── Supplied material

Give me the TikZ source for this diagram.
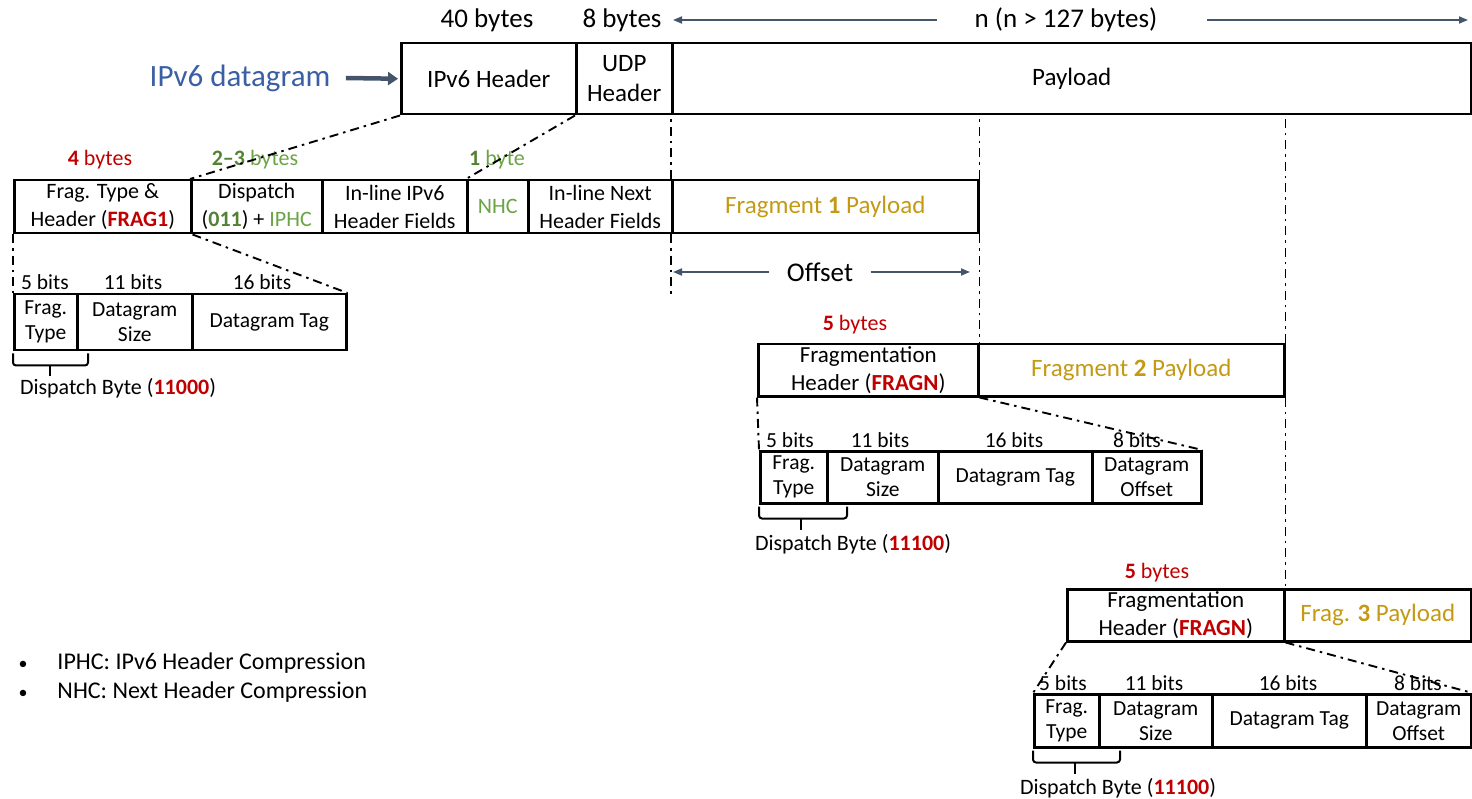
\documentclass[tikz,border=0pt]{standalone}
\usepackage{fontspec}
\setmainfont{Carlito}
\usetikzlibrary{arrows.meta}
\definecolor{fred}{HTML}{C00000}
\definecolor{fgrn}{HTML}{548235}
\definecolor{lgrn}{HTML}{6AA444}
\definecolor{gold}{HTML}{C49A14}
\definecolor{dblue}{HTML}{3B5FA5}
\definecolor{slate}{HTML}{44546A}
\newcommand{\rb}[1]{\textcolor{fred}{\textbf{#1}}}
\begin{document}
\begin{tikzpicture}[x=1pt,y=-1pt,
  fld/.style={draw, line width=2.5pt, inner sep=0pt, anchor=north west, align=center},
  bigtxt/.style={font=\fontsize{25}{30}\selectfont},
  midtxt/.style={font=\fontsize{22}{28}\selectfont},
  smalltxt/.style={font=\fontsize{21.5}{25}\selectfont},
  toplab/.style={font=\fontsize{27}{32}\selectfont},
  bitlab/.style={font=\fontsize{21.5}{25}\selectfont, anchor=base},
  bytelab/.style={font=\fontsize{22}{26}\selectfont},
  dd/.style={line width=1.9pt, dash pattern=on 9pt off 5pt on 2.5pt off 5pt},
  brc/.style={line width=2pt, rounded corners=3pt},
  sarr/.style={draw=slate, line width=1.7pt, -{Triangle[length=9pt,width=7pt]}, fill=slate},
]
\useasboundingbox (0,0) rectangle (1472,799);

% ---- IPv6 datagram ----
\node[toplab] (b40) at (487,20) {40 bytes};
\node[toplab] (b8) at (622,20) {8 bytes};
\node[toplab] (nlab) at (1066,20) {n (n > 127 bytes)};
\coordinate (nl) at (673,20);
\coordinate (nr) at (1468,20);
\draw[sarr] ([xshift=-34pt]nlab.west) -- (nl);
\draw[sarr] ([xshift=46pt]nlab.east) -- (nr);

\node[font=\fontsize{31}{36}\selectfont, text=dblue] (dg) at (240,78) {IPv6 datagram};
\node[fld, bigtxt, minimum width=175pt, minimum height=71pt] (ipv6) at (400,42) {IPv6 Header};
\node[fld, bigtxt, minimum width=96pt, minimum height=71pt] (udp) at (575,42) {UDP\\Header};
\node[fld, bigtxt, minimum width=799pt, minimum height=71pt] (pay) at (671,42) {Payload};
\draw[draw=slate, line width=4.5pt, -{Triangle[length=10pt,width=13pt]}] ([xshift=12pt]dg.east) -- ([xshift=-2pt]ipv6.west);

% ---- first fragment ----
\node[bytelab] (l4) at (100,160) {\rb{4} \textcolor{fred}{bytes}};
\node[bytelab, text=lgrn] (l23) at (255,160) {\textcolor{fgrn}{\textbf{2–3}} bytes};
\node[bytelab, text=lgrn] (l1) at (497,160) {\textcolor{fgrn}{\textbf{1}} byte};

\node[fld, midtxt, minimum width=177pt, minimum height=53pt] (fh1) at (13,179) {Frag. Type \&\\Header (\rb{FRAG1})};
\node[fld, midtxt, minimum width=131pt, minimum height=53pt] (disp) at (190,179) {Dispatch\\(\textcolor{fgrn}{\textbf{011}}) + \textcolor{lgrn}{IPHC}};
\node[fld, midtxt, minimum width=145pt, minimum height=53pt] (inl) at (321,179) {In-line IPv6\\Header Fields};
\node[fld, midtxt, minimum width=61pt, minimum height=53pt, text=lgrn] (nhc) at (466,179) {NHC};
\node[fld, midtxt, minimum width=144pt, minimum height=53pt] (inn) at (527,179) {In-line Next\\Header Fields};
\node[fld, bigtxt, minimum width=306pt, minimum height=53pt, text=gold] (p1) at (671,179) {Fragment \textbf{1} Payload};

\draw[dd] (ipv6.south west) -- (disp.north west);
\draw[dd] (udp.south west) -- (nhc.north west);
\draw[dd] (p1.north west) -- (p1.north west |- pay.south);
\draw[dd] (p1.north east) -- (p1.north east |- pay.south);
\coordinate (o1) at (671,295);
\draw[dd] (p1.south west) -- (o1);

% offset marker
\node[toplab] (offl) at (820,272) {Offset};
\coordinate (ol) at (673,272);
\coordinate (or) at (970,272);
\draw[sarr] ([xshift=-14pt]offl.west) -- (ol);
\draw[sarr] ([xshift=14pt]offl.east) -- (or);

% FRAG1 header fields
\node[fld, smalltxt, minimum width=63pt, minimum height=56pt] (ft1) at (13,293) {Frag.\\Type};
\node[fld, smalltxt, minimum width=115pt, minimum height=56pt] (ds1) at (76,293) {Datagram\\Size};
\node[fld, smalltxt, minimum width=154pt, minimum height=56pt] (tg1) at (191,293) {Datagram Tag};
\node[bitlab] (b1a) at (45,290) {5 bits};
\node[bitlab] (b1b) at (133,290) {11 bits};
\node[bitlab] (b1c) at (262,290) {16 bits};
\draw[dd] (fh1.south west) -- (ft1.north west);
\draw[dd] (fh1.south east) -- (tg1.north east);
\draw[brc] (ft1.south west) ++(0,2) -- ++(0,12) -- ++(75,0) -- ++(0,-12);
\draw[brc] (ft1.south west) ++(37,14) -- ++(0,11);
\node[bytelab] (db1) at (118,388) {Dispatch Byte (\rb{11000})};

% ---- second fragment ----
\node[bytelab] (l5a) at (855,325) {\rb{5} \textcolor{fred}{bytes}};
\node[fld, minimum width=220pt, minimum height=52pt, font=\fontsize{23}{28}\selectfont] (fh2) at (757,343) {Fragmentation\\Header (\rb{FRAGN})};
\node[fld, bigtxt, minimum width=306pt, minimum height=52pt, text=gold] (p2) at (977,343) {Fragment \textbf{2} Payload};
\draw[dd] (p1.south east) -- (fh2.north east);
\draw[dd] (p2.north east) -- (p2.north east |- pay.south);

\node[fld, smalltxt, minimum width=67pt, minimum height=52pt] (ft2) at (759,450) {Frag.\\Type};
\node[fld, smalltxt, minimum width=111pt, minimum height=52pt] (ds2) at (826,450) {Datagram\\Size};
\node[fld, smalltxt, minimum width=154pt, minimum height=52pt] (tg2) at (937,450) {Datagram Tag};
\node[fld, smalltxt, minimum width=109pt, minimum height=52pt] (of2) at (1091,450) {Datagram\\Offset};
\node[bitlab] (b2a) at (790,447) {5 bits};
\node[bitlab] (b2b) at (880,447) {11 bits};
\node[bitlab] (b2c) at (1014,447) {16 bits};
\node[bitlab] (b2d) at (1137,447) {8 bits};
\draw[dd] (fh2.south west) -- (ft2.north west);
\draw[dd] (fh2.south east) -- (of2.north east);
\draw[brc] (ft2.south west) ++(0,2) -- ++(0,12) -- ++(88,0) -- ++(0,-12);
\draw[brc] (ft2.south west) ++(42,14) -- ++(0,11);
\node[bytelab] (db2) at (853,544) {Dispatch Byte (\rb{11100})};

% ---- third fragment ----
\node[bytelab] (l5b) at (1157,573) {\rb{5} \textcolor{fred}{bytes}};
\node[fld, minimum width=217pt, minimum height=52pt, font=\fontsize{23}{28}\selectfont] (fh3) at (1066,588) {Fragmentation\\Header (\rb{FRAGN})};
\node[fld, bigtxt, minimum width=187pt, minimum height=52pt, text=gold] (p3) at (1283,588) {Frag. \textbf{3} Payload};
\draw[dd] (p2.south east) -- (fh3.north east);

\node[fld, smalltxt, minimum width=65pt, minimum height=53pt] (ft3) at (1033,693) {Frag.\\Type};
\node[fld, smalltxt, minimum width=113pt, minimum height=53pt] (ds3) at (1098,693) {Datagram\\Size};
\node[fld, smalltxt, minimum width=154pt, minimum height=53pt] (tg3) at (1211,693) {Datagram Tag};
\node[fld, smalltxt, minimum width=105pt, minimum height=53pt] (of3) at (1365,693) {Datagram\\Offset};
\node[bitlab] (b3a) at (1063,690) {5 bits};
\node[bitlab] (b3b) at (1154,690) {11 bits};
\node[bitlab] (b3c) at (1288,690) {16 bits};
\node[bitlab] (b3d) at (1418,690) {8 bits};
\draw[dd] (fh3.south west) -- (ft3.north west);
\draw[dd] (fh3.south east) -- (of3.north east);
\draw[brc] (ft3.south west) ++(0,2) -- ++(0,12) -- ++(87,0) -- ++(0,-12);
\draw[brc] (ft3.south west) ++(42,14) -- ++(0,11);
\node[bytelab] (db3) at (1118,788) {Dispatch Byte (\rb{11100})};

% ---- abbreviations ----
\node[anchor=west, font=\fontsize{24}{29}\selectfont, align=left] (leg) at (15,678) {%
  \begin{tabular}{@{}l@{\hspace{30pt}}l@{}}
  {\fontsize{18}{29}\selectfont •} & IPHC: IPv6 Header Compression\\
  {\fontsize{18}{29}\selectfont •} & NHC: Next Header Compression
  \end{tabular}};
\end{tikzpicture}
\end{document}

────

Repeat the listing above up to and including the line with "(0,0) rectangle (1472,799);", starting from its first line. Drop any pictures.

Give me the TikZ source for this diagram.
\documentclass[tikz,border=0pt]{standalone}
\usepackage{fontspec}
\setmainfont{Carlito}
\usetikzlibrary{arrows.meta}
\definecolor{fred}{HTML}{C00000}
\definecolor{fgrn}{HTML}{548235}
\definecolor{lgrn}{HTML}{6AA444}
\definecolor{gold}{HTML}{C49A14}
\definecolor{dblue}{HTML}{3B5FA5}
\definecolor{slate}{HTML}{44546A}
\newcommand{\rb}[1]{\textcolor{fred}{\textbf{#1}}}
\begin{document}
\begin{tikzpicture}[x=1pt,y=-1pt,
  fld/.style={draw, line width=2.5pt, inner sep=0pt, anchor=north west, align=center},
  bigtxt/.style={font=\fontsize{25}{30}\selectfont},
  midtxt/.style={font=\fontsize{22}{28}\selectfont},
  smalltxt/.style={font=\fontsize{21.5}{25}\selectfont},
  toplab/.style={font=\fontsize{27}{32}\selectfont},
  bitlab/.style={font=\fontsize{21.5}{25}\selectfont, anchor=base},
  bytelab/.style={font=\fontsize{22}{26}\selectfont},
  dd/.style={line width=1.9pt, dash pattern=on 9pt off 5pt on 2.5pt off 5pt},
  brc/.style={line width=2pt, rounded corners=3pt},
  sarr/.style={draw=slate, line width=1.7pt, -{Triangle[length=9pt,width=7pt]}, fill=slate},
]
\useasboundingbox (0,0) rectangle (1472,799);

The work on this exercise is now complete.